ISLAMABAD: To ensure a more conducive regulatory framework, the Securities and Exchange Commission of Pakistan (SECP) has proposed amendments to the Non-Banking Finance Companies (Establishment & Regulations) Rules 2003 to solicit public feedback.

The proposed changes are based on a comprehensive review of the regulations, considering the advancements in the NBFC ecosystem and the effectiveness of mandatory approval requirements.

The modifications include the removal of approval processes for the rate of profit on subordinated loans and the repayment of subordinated loans.

While the provision mandating the application for a licence within six months of the rules’ notification has been omitted being obsolete.

The necessity for the submission of an undertaking by the company’s promoters or majority shareholders for the sale or transfer of shares without prior approval from the Commission has been eliminated as it is no longer deemed necessary.

The requirement for furnishing evidence of qualifications and experience for individuals occupying “executive positions, research, or other related functions” within both existing and new companies is considered excessive and has been omitted.
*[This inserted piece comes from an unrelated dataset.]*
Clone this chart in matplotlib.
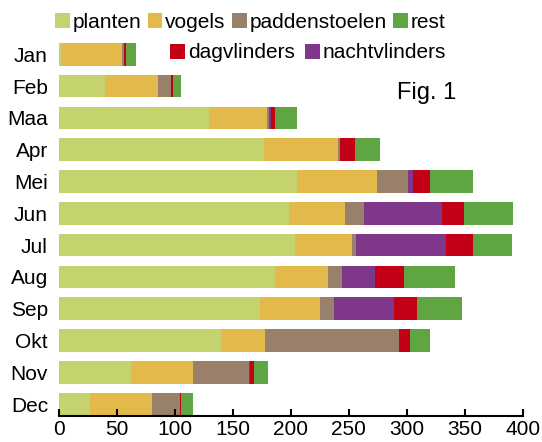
import matplotlib.pyplot as plt
import numpy as np

plt.rcParams['font.family'] = ['Liberation Sans', 'DejaVu Sans']

maanden = ['Jan', 'Feb', 'Maa', 'Apr', 'Mei', 'Jun', 'Jul', 'Aug', 'Sep', 'Okt', 'Nov', 'Dec']

planten = [2, 40, 129, 177, 205, 198, 204, 186, 173, 140, 62, 27]
vogels = [52, 45, 50, 64, 69, 49, 49, 46, 52, 38, 54, 53]
paddenstoelen = [2, 12, 2, 1, 27, 16, 3, 12, 12, 115, 48, 24]
nachtvlinders = [0, 0, 2, 0, 4, 67, 78, 29, 52, 0, 1, 0]
dagvlinders = [2, 1, 3, 13, 15, 19, 23, 25, 20, 10, 3, 1]
rest = [8, 7, 19, 22, 37, 43, 34, 44, 39, 17, 12, 11]

series = [
    ('planten', planten, '#c5d36e'),
    ('vogels', vogels, '#e3b94b'),
    ('paddenstoelen', paddenstoelen, '#99806a'),
    ('nachtvlinders', nachtvlinders, '#7f3889'),
    ('dagvlinders', dagvlinders, '#c30016'),
    ('rest', rest, '#5fa541'),
]

fig = plt.figure(figsize=(5.42, 4.42), dpi=100)
ax = fig.add_axes([59 / 542, 26.5 / 442, 463.7 / 542, 405.7 / 442])

y = np.arange(len(maanden))
links = np.zeros(len(maanden))
bars = {}
for naam, waarden, kleur in series:
    bars[naam] = ax.barh(y, waarden, left=links, height=0.71, color=kleur, label=naam)
    links += np.array(waarden)

ax.set_xlim(0, 400)
ax.set_ylim(11.357, -1.4)
ax.set_yticks(y)
ax.set_yticklabels(maanden, fontsize=15)
ax.set_xticks(np.arange(0, 401, 50))
ax.tick_params(axis='x', direction='in', length=5, width=1.5, labelsize=15, pad=3)
ax.tick_params(axis='y', length=0, pad=8)
for s in ['top', 'right', 'left']:
    ax.spines[s].set_visible(False)
ax.spines['bottom'].set_linewidth(1.5)

kw = dict(frameon=False, fontsize=15, handlelength=0.7, handleheight=0.7,
          handletextpad=0.15, borderpad=0, borderaxespad=0)
leg1 = fig.legend([bars[n] for n in ['planten', 'vogels', 'paddenstoelen', 'rest']],
                  ['planten', 'vogels', 'paddenstoelen', 'rest'], columnspacing=0.3,
                  ncol=4, loc='center left', bbox_to_anchor=(55 / 542, 1 - 22 / 442), **kw)
leg2 = fig.legend([bars[n] for n in ['dagvlinders', 'nachtvlinders']],
                  ['dagvlinders', 'nachtvlinders'], columnspacing=0.5,
                  ncol=2, loc='center left', bbox_to_anchor=(170 / 542, 1 - 53 / 442), **kw)

fig.text(427 / 542, 1 - 93 / 442, 'Fig. 1', fontsize=17, ha='center', va='center')

fig.savefig('out.png', dpi=100)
As technological advancements have been achieved to a considerable level within financial services, the SECP has said that digital-specific licencing requirements have been introduced for lending and microfinance services through digital channels including mobile applications.

The other additional requirements include identifying major shareholders and funding sources and providing an undertaking on fund sources.

The rules once amended will require an NBFC to maintain membership in the relevant microfinance association, while providing a conducive environment Schedule-I has been amended, allowing existing company(s) an opportunity to convert to an NBFC.